Let's break down the expression:

 lambda<int> (x) --> x + 1

The expression

 lambda<int> (x) 

is a call to a templated function:

 template <typename Y,typename X1>
 Function1<Y,X1> lambda (Var<X1>& x1) ;

So, from this, we see that what appears to be a variable parameter to the lambda term, x, is actually an expression of type Var<X1>. In our DSEL, an expression of type Var<X1> represents an argument that has type X1.

This means that the variable x must be declared outside the lambda term. It's a good idea to declare all meta-parameters once at a global scope, e.g.:

Var<int> x, y, z ;
Var<char*> r, s ;

so that any lambda term that wants to accept an integer can use x, y or z, and r or s could be used for string arguments. (It's safe to re-use meta-parameters between lambdas; they won't be mixed.)

The type Function1<Y,X1> is a templated class for functions that take an X1 and produce a Y. So, a call to lambda<T> produces an anonymous function that returns type T. We don't have to specify lambda<Y,X1> because it can infer the type X1 from the meta-parameter supplied to the lambda function.

If we were willing to specify the body of the lambda term as the last parameter, e.g., lambda (x,x+1), then it could also infer the return type, but I don't think this looks as nice.

Glancing at the prototype for Function1, we find several operator overloads:

template <typename Y,typename X1>
class Function1 {
public:
  Function1<Y,X1> (Var<X1>& p1) ;

  Function1<Y,X1>& operator -- (int) ;

  Function1<Y,X1>& operator > (Exp<Y>& body) ;

  Y operator () (const X1& x1) ;

  // ...
} ;

This reveals how to implement the --> operator: it's actually just the juxtaposition of postfix decrement (--) and greater-than (>).

The postfix -- operator just returns this, and the greater-than operator binds the body of the lambda term to this function object. That is, the -- is just a syntactic placebo that improves aesthetics.

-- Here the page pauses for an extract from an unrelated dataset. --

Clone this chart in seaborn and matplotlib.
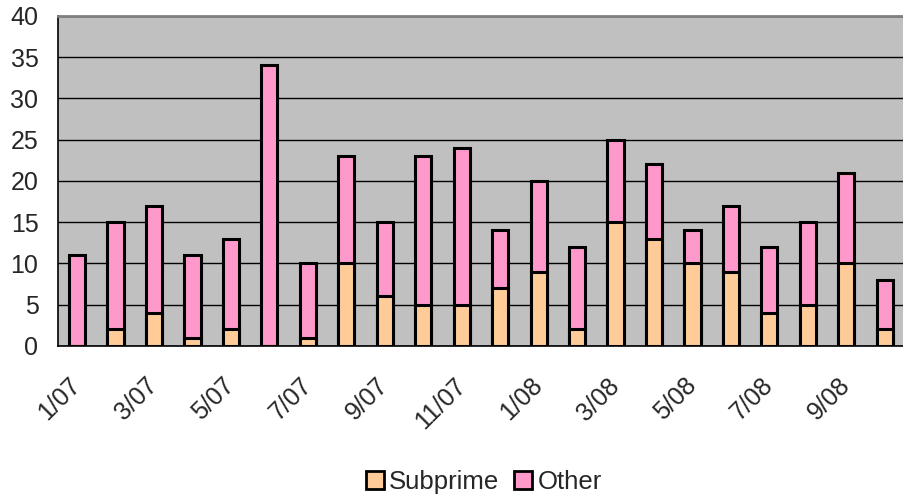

The function object overloads application to give it the appearance of being a function whenever it's called.

The body of the lambda term, x + 1, turns into a syntax tree for an expression.

Expression trees

The function objects store the bodies of lambda terms as trees that describe the structure of the computation.

Expression trees are parameterized by the type they return under evaluation:

template <typename T>
struct Exp {
  virtual T eval() ;
  // ...
} ;

And, there are subclasses to represent expressions like constants, variables and binary operations:

template <typename T>
class Const : public Exp<T> // ...

template <typename T>
class Var : public Exp<T> // ...

template <typename T>
class BinOp : public Exp<T> // ...

And, specialized instances of the base expression template introduce operators for types that support them; for instance, integer arithmetic:

template < >
struct Exp<int> {
  Exp<int>& operator + (Exp<int>& that) ;
  Exp<int>& operator * (Exp<int>& that) ;
  Exp<int>& operator + (int n) ;
  Exp<int>& operator * (int n) ;

  // Add any other operations you want here.
  // E.g.:  /  ^  - <=
}

Exp<int>& operator + (int n, Exp<int>& thiss) ;
Exp<int>& operator * (int n, Exp<int>& thiss) ;

So, an expression like x + 1 is roughly equivalent to

 new BinOp<int>(sum,x,new Const<int>(1))
where sum is a function pointer to a function that performs addition.

If you want to add expressions like function calls or array indexing to the DSEL, you can add additional template classes and specializations.

Code

What I've described so far gets you an interface that type-checks. To see the code that plumbs it all together, check out the full implementation. It's under 500 lines of heavily-commented C++ and includes testing examples.

This implementation is pretty fast, but it could be significantly optimized. Expressions templates and inlining annotations (assuming the compiler obeys them), for instance, could eliminate the small overhead. Please consider this a proof-of-concept implementation.